DATA ENTRIES —
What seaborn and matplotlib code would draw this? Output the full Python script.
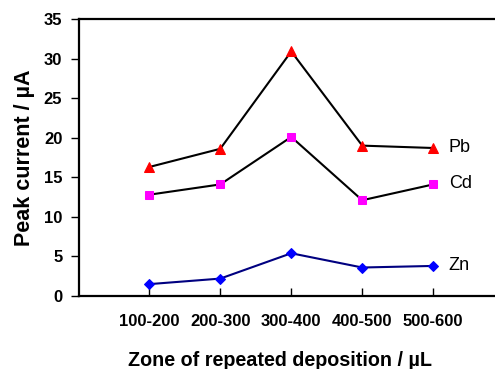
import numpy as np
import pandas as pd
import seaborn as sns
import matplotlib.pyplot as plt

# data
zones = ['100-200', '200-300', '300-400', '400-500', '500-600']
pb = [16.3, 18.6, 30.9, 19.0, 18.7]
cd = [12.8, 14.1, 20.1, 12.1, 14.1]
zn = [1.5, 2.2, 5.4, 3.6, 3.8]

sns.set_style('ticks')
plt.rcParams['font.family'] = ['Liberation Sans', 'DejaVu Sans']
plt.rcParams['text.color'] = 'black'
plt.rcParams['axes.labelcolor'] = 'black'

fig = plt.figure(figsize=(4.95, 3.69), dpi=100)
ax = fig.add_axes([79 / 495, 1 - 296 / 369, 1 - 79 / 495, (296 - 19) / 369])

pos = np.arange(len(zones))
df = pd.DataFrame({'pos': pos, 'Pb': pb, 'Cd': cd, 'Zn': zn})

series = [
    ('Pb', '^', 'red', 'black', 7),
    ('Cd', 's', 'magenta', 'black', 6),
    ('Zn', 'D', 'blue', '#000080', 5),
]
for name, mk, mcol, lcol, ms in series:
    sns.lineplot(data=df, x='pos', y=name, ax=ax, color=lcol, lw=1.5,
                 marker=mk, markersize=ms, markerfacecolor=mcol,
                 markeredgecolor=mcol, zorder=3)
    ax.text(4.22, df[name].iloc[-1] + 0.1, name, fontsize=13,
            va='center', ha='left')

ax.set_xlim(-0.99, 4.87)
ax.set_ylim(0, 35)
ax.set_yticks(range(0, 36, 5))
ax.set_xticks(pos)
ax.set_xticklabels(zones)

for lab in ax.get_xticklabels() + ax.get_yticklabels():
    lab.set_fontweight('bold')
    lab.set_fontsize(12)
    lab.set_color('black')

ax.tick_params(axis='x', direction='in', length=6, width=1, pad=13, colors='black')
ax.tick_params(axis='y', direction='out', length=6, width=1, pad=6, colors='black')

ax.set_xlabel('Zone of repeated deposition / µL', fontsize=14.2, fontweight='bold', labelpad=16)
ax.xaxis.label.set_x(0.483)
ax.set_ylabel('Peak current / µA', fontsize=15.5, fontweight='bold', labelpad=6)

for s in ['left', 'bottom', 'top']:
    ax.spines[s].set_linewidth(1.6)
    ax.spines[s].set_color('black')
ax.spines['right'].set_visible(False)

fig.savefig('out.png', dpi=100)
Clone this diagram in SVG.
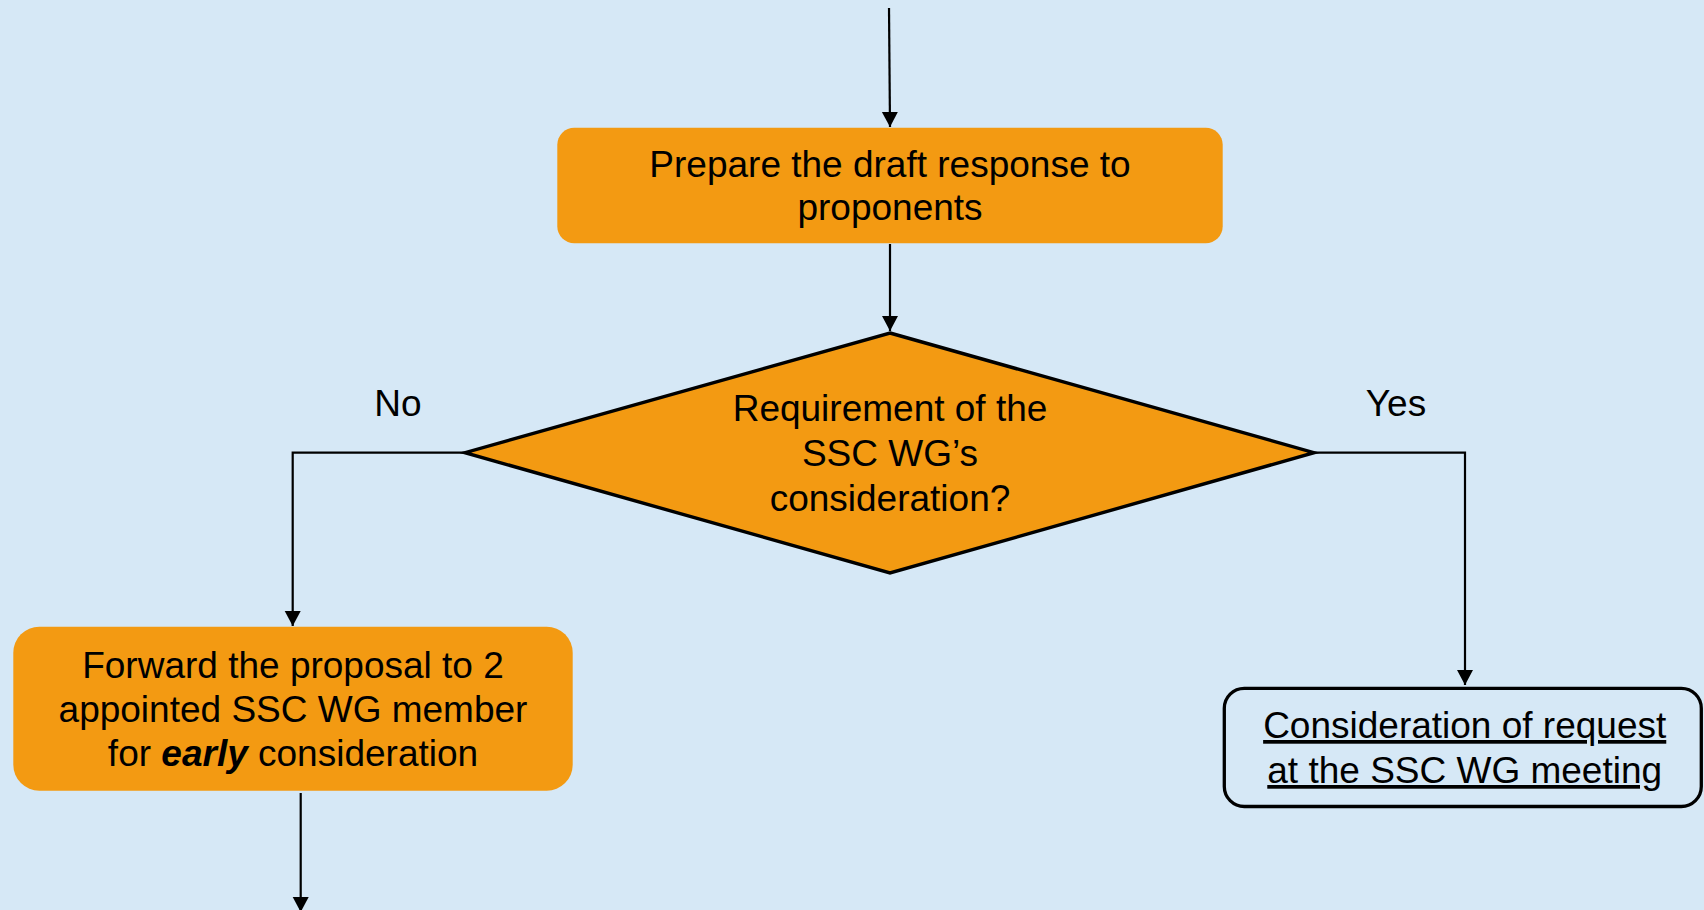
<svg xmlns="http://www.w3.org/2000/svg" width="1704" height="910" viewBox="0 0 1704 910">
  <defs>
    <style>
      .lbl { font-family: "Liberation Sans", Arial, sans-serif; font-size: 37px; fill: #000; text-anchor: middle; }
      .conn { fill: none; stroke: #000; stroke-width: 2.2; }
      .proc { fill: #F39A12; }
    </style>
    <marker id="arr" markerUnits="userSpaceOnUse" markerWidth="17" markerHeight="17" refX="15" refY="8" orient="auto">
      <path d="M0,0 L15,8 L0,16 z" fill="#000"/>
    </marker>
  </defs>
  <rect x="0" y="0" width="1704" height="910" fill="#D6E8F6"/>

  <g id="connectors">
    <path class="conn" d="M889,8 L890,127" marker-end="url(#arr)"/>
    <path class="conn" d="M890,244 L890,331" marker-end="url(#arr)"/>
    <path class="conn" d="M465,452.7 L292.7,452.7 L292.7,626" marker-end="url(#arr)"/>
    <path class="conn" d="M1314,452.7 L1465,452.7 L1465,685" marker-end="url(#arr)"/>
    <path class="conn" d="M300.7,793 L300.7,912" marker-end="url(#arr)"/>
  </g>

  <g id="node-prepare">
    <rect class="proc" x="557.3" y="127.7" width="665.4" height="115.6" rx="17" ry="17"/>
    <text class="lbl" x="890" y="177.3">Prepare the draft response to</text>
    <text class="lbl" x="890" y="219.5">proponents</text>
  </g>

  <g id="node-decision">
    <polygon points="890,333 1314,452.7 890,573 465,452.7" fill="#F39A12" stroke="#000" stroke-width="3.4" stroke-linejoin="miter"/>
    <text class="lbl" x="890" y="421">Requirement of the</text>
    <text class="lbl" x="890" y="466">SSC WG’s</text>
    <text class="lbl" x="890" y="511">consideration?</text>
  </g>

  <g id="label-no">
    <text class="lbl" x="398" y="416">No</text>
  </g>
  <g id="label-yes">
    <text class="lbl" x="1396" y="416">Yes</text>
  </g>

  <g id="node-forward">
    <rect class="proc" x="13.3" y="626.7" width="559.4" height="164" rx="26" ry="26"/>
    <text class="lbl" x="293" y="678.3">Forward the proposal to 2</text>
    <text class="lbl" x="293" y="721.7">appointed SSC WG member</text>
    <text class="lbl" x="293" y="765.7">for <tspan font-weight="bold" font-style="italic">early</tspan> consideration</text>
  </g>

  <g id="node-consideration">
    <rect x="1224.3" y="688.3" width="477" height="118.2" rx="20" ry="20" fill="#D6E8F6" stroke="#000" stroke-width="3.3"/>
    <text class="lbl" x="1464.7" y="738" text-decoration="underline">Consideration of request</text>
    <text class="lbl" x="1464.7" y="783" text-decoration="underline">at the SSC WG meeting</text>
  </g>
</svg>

WORK REQUIRED —
Each line of the data should be quoted exactly, with pictures left out.

TASK ANSWER —
What seaborn and matplotlib code would draw this? Output the full Python script.
import numpy as np
import pandas as pd
import seaborn as sns
import matplotlib.pyplot as plt

# data
zones = ['100-200', '200-300', '300-400', '400-500', '500-600']
pb = [16.3, 18.6, 30.9, 19.0, 18.7]
cd = [12.8, 14.1, 20.1, 12.1, 14.1]
zn = [1.5, 2.2, 5.4, 3.6, 3.8]

sns.set_style('ticks')
plt.rcParams['font.family'] = ['Liberation Sans', 'DejaVu Sans']
plt.rcParams['text.color'] = 'black'
plt.rcParams['axes.labelcolor'] = 'black'

fig = plt.figure(figsize=(4.95, 3.69), dpi=100)
ax = fig.add_axes([79 / 495, 1 - 296 / 369, 1 - 79 / 495, (296 - 19) / 369])

pos = np.arange(len(zones))
df = pd.DataFrame({'pos': pos, 'Pb': pb, 'Cd': cd, 'Zn': zn})

series = [
    ('Pb', '^', 'red', 'black', 7),
    ('Cd', 's', 'magenta', 'black', 6),
    ('Zn', 'D', 'blue', '#000080', 5),
]
for name, mk, mcol, lcol, ms in series:
    sns.lineplot(data=df, x='pos', y=name, ax=ax, color=lcol, lw=1.5,
                 marker=mk, markersize=ms, markerfacecolor=mcol,
                 markeredgecolor=mcol, zorder=3)
    ax.text(4.22, df[name].iloc[-1] + 0.1, name, fontsize=13,
            va='center', ha='left')

ax.set_xlim(-0.99, 4.87)
ax.set_ylim(0, 35)
ax.set_yticks(range(0, 36, 5))
ax.set_xticks(pos)
ax.set_xticklabels(zones)

for lab in ax.get_xticklabels() + ax.get_yticklabels():
    lab.set_fontweight('bold')
    lab.set_fontsize(12)
    lab.set_color('black')

ax.tick_params(axis='x', direction='in', length=6, width=1, pad=13, colors='black')
ax.tick_params(axis='y', direction='out', length=6, width=1, pad=6, colors='black')

ax.set_xlabel('Zone of repeated deposition / µL', fontsize=14.2, fontweight='bold', labelpad=16)
ax.xaxis.label.set_x(0.483)
ax.set_ylabel('Peak current / µA', fontsize=15.5, fontweight='bold', labelpad=6)

for s in ['left', 'bottom', 'top']:
    ax.spines[s].set_linewidth(1.6)
    ax.spines[s].set_color('black')
ax.spines['right'].set_visible(False)

fig.savefig('out.png', dpi=100)
Clone this diagram in SVG.
<svg xmlns="http://www.w3.org/2000/svg" width="1704" height="910" viewBox="0 0 1704 910">
  <defs>
    <style>
      .lbl { font-family: "Liberation Sans", Arial, sans-serif; font-size: 37px; fill: #000; text-anchor: middle; }
      .conn { fill: none; stroke: #000; stroke-width: 2.2; }
      .proc { fill: #F39A12; }
    </style>
    <marker id="arr" markerUnits="userSpaceOnUse" markerWidth="17" markerHeight="17" refX="15" refY="8" orient="auto">
      <path d="M0,0 L15,8 L0,16 z" fill="#000"/>
    </marker>
  </defs>
  <rect x="0" y="0" width="1704" height="910" fill="#D6E8F6"/>

  <g id="connectors">
    <path class="conn" d="M889,8 L890,127" marker-end="url(#arr)"/>
    <path class="conn" d="M890,244 L890,331" marker-end="url(#arr)"/>
    <path class="conn" d="M465,452.7 L292.7,452.7 L292.7,626" marker-end="url(#arr)"/>
    <path class="conn" d="M1314,452.7 L1465,452.7 L1465,685" marker-end="url(#arr)"/>
    <path class="conn" d="M300.7,793 L300.7,912" marker-end="url(#arr)"/>
  </g>

  <g id="node-prepare">
    <rect class="proc" x="557.3" y="127.7" width="665.4" height="115.6" rx="17" ry="17"/>
    <text class="lbl" x="890" y="177.3">Prepare the draft response to</text>
    <text class="lbl" x="890" y="219.5">proponents</text>
  </g>

  <g id="node-decision">
    <polygon points="890,333 1314,452.7 890,573 465,452.7" fill="#F39A12" stroke="#000" stroke-width="3.4" stroke-linejoin="miter"/>
    <text class="lbl" x="890" y="421">Requirement of the</text>
    <text class="lbl" x="890" y="466">SSC WG’s</text>
    <text class="lbl" x="890" y="511">consideration?</text>
  </g>

  <g id="label-no">
    <text class="lbl" x="398" y="416">No</text>
  </g>
  <g id="label-yes">
    <text class="lbl" x="1396" y="416">Yes</text>
  </g>

  <g id="node-forward">
    <rect class="proc" x="13.3" y="626.7" width="559.4" height="164" rx="26" ry="26"/>
    <text class="lbl" x="293" y="678.3">Forward the proposal to 2</text>
    <text class="lbl" x="293" y="721.7">appointed SSC WG member</text>
    <text class="lbl" x="293" y="765.7">for <tspan font-weight="bold" font-style="italic">early</tspan> consideration</text>
  </g>

  <g id="node-consideration">
    <rect x="1224.3" y="688.3" width="477" height="118.2" rx="20" ry="20" fill="#D6E8F6" stroke="#000" stroke-width="3.3"/>
    <text class="lbl" x="1464.7" y="738" text-decoration="underline">Consideration of request</text>
    <text class="lbl" x="1464.7" y="783" text-decoration="underline">at the SSC WG meeting</text>
  </g>
</svg>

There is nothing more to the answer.